[TASK REQUIREMENTS]
Work out how many lines in the listing below include the word "matplotlib"; answer with the number alone.

● ● ● ●

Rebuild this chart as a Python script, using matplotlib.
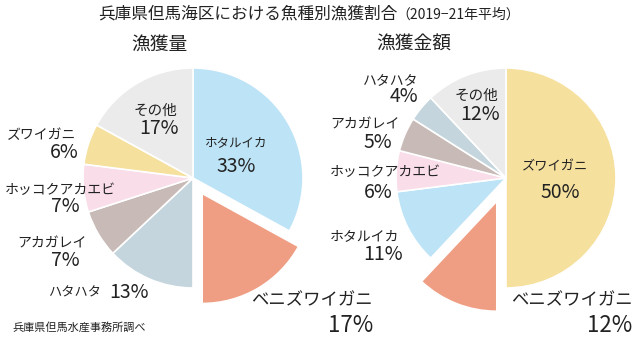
import numpy as np
import matplotlib
matplotlib.use("Agg")
import matplotlib.pyplot as plt

plt.rcParams["font.family"] = ["Noto Sans CJK JP", "DejaVu Sans"]

# ── DATA ───────────────────────────────────────────────────
species_qty   = ["ホタルイカ", "ベニズワイガニ", "ハタハタ", "アカガレイ",
                 "ホッコクアカエビ", "ズワイガニ", "その他"]
share_qty     = [33, 17, 13, 7, 7, 6, 17]

species_value = ["ズワイガニ", "ベニズワイガニ", "ホタルイカ", "ホッコクアカエビ",
                 "アカガレイ", "ハタハタ", "その他"]
share_value   = [50, 12, 11, 6, 5, 4, 12]

title    = "兵庫県但馬海区における魚種別漁獲割合"
subtitle = "（2019−21年平均）"
source   = "兵庫県但馬水産事務所調べ"

# ── PALETTE ────────────────────────────────────────────────
COLORS = {
    "ホタルイカ":       "#BDE3F6",
    "ベニズワイガニ":   "#EF9E83",
    "ハタハタ":         "#C4D5DD",
    "アカガレイ":       "#C8BAB6",
    "ホッコクアカエビ": "#F9DDE8",
    "ズワイガニ":       "#F6E09E",
    "その他":           "#EBEBEB",
}
TEXT = "#222222"

W, H = 639, 337
fig = plt.figure(figsize=(W / 100, H / 100), dpi=100)
ax = fig.add_axes([0, 0, 1, 1])


def img(x, y):
    # image pixel coords (y down) -> axes data coords (y up)
    return x, H - y


def draw_pie(names, values, center, explode_px):
    # explode is in data units (pixels here), not a fraction of the radius
    explode = [explode_px if n == "ベニズワイガニ" else 0 for n in names]
    ax.pie(values, colors=[COLORS[n] for n in names], startangle=90,
           counterclock=False, center=img(*center), radius=110,
           explode=explode, frame=True,
           wedgeprops=dict(edgecolor="white", linewidth=1.2))


draw_pie(species_qty, share_qty, (193, 178), 18)
draw_pie(species_value, share_value, (506, 178), 25)
ax.set_xlim(0, W)
ax.set_ylim(0, H)
ax.set_aspect("equal")
ax.axis("off")

# ── LABELS (name pos, pct pos, name size, pct size, align) ─
label_layout_qty = {
    "ホタルイカ":       ((236, 143), (236, 166), 9, 14, "center"),
    "ベニズワイガニ":   ((373, 300), (373, 325), 12.5, 16, "right"),
    "ハタハタ":         ((75, 293), (129, 293), 9.5, 14, "center"),
    "アカガレイ":       ((52, 244), (65, 260), 10, 14, "center"),
    "ホッコクアカエビ": ((60, 190), (65, 206), 10, 14, "center"),
    "ズワイガニ":       ((42, 135), (64, 153), 10, 14, "center"),
    "その他":           ((155, 111), (159, 129), 10.5, 14, "center"),
}
label_layout_value = {
    "ズワイガニ":       ((555, 167), (560, 192), 9.5, 14, "center"),
    "ベニズワイガニ":   ((633, 300), (632, 325), 12.5, 16, "right"),
    "ホタルイカ":       ((365, 236), (383, 255), 10, 14, "center"),
    "ホッコクアカエビ": ((385, 172), (378, 193), 10, 14, "center"),
    "アカガレイ":       ((365, 125), (378, 143), 10, 14, "center"),
    "ハタハタ":         ((391, 81), (404, 97), 10, 14, "center"),
    "その他":           ((476, 96), (480, 114), 10.5, 14, "center"),
}


def draw_labels(names, values, layout):
    for n, v in zip(names, values):
        name_xy, pct_xy, fs_name, fs_pct, ha = layout[n]
        ax.text(*img(*name_xy), n, fontsize=fs_name, ha=ha, va="center",
                color=TEXT)
        ax.text(*img(*pct_xy), f"{v}%", fontsize=fs_pct, ha=ha, va="center",
                color=TEXT)


draw_labels(species_qty, share_qty, label_layout_qty)
draw_labels(species_value, share_value, label_layout_value)

# ── TITLES ─────────────────────────────────────────────────
ax.text(*img(397, 14), title, fontsize=12, ha="right", va="center", color=TEXT)
ax.text(*img(396, 15), subtitle, fontsize=10, ha="left", va="center", color=TEXT)
ax.text(*img(159, 44), "漁獲量", fontsize=13.5, ha="center", va="center", color=TEXT)
ax.text(*img(414, 44), "漁獲金額", fontsize=13.5, ha="center", va="center", color=TEXT)
ax.text(*img(12, 327), source, fontsize=8, ha="left", va="center", color=TEXT)

fig.savefig("out.png", dpi=100, facecolor="white")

● ● ● ●

[EXERCISE ANSWER]
4